Highly reliable personalized noninvasive hemoglobin estimation by using Vision Transformers and dual fine-tuning

Artificial intelligence is revolutionizing health care, particularly in precision medicine and noninvasive diagnostics. Anemia, which is a widespread condition that affects billions of people worldwide, compromises oxygen transport due to low hemoglobin levels, which leads to severe complications if left undetected. Early and frequent monitoring is essential, yet traditional blood tests can be invasive, costly, and impractical for continuous assessment. This study presents the first patient-specific system for noninvasive hemoglobin estimation from palpebral conjunctiva images. Unlike previous approaches, our model integrates the vision transformer (ViT) architecture with dual fine-tuning, which enables personalized adaptation to each patient's unique physiological characteristics.
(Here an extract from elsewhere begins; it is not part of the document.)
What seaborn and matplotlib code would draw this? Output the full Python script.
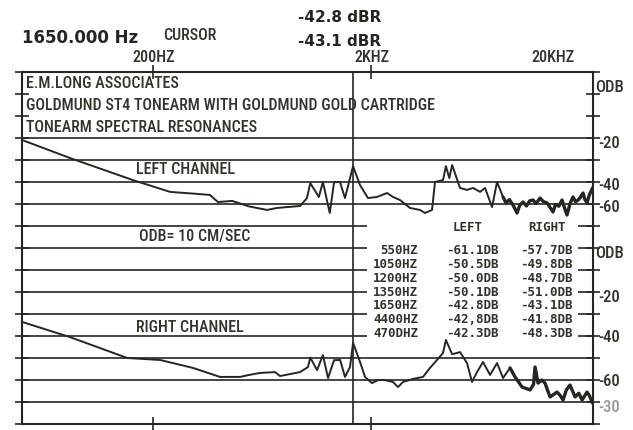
import numpy as np
import matplotlib.pyplot as plt
import seaborn as sns
from matplotlib.patches import Rectangle

sns.set_theme(style="white")

# Left channel spectrum (Hz, dB re 0DB at top of upper panel)
left_freq = [50, 83, 161, 239, 328, 364, 396, 460, 550, 665, 739, 943, 1014, 1050,
             1150, 1200, 1290, 1350, 1437, 1515, 1650, 1776, 1932, 2125, 2362, 2516,
             2709, 3011, 3347, 3528, 3799, 3921, 4267, 4400, 4560, 4700, 5106, 5498,
             5861, 6311, 6651, 7161, 7549, 8043, 8300, 8600, 8941, 9100, 9327, 9600,
             9934, 10300, 10650, 11040, 11400, 11890, 12300, 12800, 13200, 13640,
             14000, 14500, 15000, 15400, 15810, 16300, 16850, 17300, 17760, 18200,
             18720, 19100, 19530, 20000, 20700]
left_db = [-30.9, -39.1, -49.1, -54.5, -55.5, -55.9, -59.1, -58.6, -61.1, -62.7, -61.8,
           -60.9, -57.3, -50.5, -56.8, -50.0, -64.1, -50.1, -50.0, -57.3, -42.8, -51.4,
           -57.3, -56.8, -55.0, -56.8, -58.2, -61.8, -62.7, -64.1, -62.7, -50.0, -49.1,
           -42.8, -48.2, -42.3, -52.7, -53.6, -52.7, -54.5, -52.7, -61.4, -50.0, -56.8,
           -59.5, -58.0, -60.5, -62.0, -64.1, -60.5, -59.1, -60.9, -58.6, -58.2, -59.8,
           -57.3, -58.9, -59.5, -61.5, -63.6, -60.2, -61.0, -58.2, -61.8, -65.0, -60.0,
           -56.8, -59.0, -58.2, -57.0, -55.0, -58.0, -59.5, -56.0, -52.7]

# Right channel spectrum (Hz, dB re 0DB at top of lower panel)
right_freq = [50, 83, 152, 215, 304, 405, 500, 550, 618, 724, 763, 943, 1025, 1050,
              1128, 1200, 1267, 1350, 1440, 1515, 1598, 1650, 1776, 1872, 2016, 2148,
              2300, 2516, 2653, 2797, 3108, 3454, 3719, 4006, 4267, 4400, 4700, 5106,
              5498, 5796, 6111, 6510, 7012, 7549, 8043, 8659, 9130, 9834, 10700, 11100,
              11280, 11640, 12100, 12530, 13210, 14230, 14700, 15160, 15700, 16320,
              17210, 17900, 18530, 19530, 20000, 20700]
right_db = [-33.6, -40.5, -50.0, -50.9, -54.5, -58.6, -58.6, -57.7, -56.8, -56.4, -58.2,
            -56.4, -54.1, -49.8, -55.5, -48.7, -59.1, -51.0, -50.9, -58.6, -54.1, -43.1,
            -51.8, -58.6, -61.4, -60.0, -60.0, -60.9, -63.2, -60.9, -59.5, -58.6, -54.5,
            -50.9, -47.7, -41.8, -48.3, -47.3, -52.3, -60.9, -56.4, -51.8, -57.7, -52.3,
            -59.1, -54.5, -58.6, -63.2, -64.5, -62.0, -54.1, -61.4, -60.0, -61.4, -67.7,
            -65.5, -67.0, -69.1, -64.5, -62.3, -67.7, -66.0, -69.1, -65.5, -67.0, -70.5]

cursor_hz = 1650
cursor_left = "-42.8 dBR"
cursor_right = "-43.1 dBR"

table_freq = ["550HZ", "1050HZ", "1200HZ", "1350HZ", "1650HZ", "4400HZ", "470DHZ"]
table_left = ["-61.1DB", "-50.5DB", "-50.0DB", "-50.1DB", "-42.8DB", "-42,8DB", "-42.3DB"]
table_right = ["-57.7DB", "-49.8DB", "-48.7DB", "-51.0DB", "-43.1DB", "-41.8DB", "-48.3DB"]

title_lines = ["E.M.LONG ASSOCIATES",
               "GOLDMUND ST4 TONEARM WITH GOLDMUND GOLD CARTRIDGE",
               "TONEARM SPECTRAL RESONANCES"]
freq_labels = ["200HZ", "2KHZ", "20KHZ"]
right_scale = ["ODB", "-20", "-40", "-60", "ODB", "-20", "-40", "-60", "-30"]

ink = "#262620"
txt = "#33332a"
# narrow lettering of the pen plotter
pen = dict(family=["Roboto Condensed", "Roboto", "DejaVu Sans"], fontsize=11.5,
           fontweight="medium", color=txt)
mono = dict(family="DejaVu Sans Mono", fontweight="bold", fontsize=9, color=txt)
W, H = 633, 430


def fx(x):
    return x / W


def fy(y):
    return 1 - y / H


fig = plt.figure(figsize=(6.33, 4.30), dpi=100)
fig.patch.set_facecolor("white")
ax = fig.add_axes([fx(22), fy(424), (593 - 22) / W, (424 - 72) / H])
ax.set_xscale("log")
ax.set_xlim(50, 20800)
ax.set_ylim(-160, 0)

# grid lines (top two hidden behind the title block)
for lvl in range(-30, -160, -10):
    ax.axhline(lvl, color=ink, lw=1.2, zorder=1)

# blank area behind the readout table
ax.add_patch(Rectangle((fx(367), fy(340)), (578 - 367) / W, (340 - 219) / H,
                       transform=fig.transFigure, facecolor="white",
                       edgecolor="none", zorder=2))
ax.axvline(cursor_hz, color=ink, lw=1.2, zorder=2.5)

lf = np.array(left_freq)
ld = np.array(left_db)
rf = np.array(right_freq)
rd = np.array(right_db) - 80

sns.lineplot(x=lf, y=ld, ax=ax, color=ink, lw=1.4, estimator=None, sort=False, zorder=3)
sns.lineplot(x=rf, y=rd, ax=ax, color=ink, lw=1.4, estimator=None, sort=False, zorder=3)
# the high end is drawn heavy on the plotter
m = lf >= 8000
sns.lineplot(x=lf[m], y=ld[m], ax=ax, color=ink, lw=2.4, estimator=None, sort=False, zorder=3)
m = rf >= 8600
sns.lineplot(x=rf[m], y=rd[m], ax=ax, color=ink, lw=2.4, estimator=None, sort=False, zorder=3)

ax.set_xlabel("")
ax.set_ylabel("")
ax.set_yticks(range(-160, 1, 10))
ax.set_xticks([200, 2000])
ax.xaxis.set_minor_locator(plt.NullLocator())
ax.tick_params(axis="y", which="both", left=True, right=True, direction="inout",
               length=10, width=1.2, color=ink, labelleft=False, labelright=False)
ax.tick_params(axis="x", which="both", top=True, bottom=True, direction="inout",
               length=10, width=1.2, color=ink, labelbottom=False, labeltop=False)
for s in ax.spines.values():
    s.set_color(ink)
    s.set_linewidth(1.5)

# cursor readout
fig.text(fx(22), fy(38), "1650.000 Hz", fontsize=12, fontweight="bold",
         color=ink, va="center", ha="left")
fig.text(fx(163), fy(36), "CURSOR", va="center", ha="left", **pen)
fig.text(fx(298), fy(17), cursor_left, fontsize=11, fontweight="bold", color=ink,
         va="center", ha="left")
fig.text(fx(298), fy(42), cursor_right, fontsize=11, fontweight="bold", color=ink,
         va="center", ha="left")

# frequency markers
for lab, x in zip(freq_labels, [154, 372, 553]):
    fig.text(fx(x), fy(58), lab, ha="center", va="center", **pen)

# title block
for lab, y in zip(title_lines, [83, 106, 127]):
    fig.text(fx(26), fy(y), lab, ha="left", va="center", zorder=5, **pen)

fig.text(fx(185), fy(170), "LEFT CHANNEL", ha="center", va="center", **pen)
fig.text(fx(195), fy(237), "ODB= 10 CM/SEC", ha="center", va="center", **pen)
fig.text(fx(190), fy(328), "RIGHT CHANNEL", ha="center", va="center", **pen)

# right-hand scale
for lab, y in zip(right_scale, [87, 143, 186, 207, 253, 297, 337, 381, 408]):
    style = dict(pen, fontsize=12)
    if lab == "-30":
        style["color"] = "#9a9a90"
    fig.text(fx(609), fy(y), lab, ha="center", va="center", **style)

# readout table
fig.text(fx(468), fy(228), "LEFT", ha="center", va="center", **mono)
fig.text(fx(547), fy(228), "RIGHT", ha="center", va="center", **mono)
for i, (f, l, r) in enumerate(zip(table_freq, table_left, table_right)):
    y = 251 + i * 13.7
    fig.text(fx(418), fy(y), f, ha="right", va="center", **mono)
    fig.text(fx(472), fy(y), l, ha="center", va="center", **mono)
    fig.text(fx(546), fy(y), r, ha="center", va="center", **mono)

fig.savefig("out.png", dpi=100, facecolor="white")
The dataset consists of conjunctival images captured over multiple days from the same patients, which allows for an individualized calibration process that enhances predictive accuracy. Our model achieved an R2 of 0.94, an accuracy of 98%, and a mean absolute error (MAE) of 0.25 g/dL, thus demonstrating a performance comparable to that of laboratory tests. Additionally, the model's 100% sensitivity ensured that all anemic cases were detected, thereby minimizing the risk of false-negatives. By providing highly precise, rapid, and accessible anemia screening, this approach has the potential to redefine long-term hematological monitoring, thereby reducing reliance on frequent blood tests and improving clinical decision-making in resource-limited settings.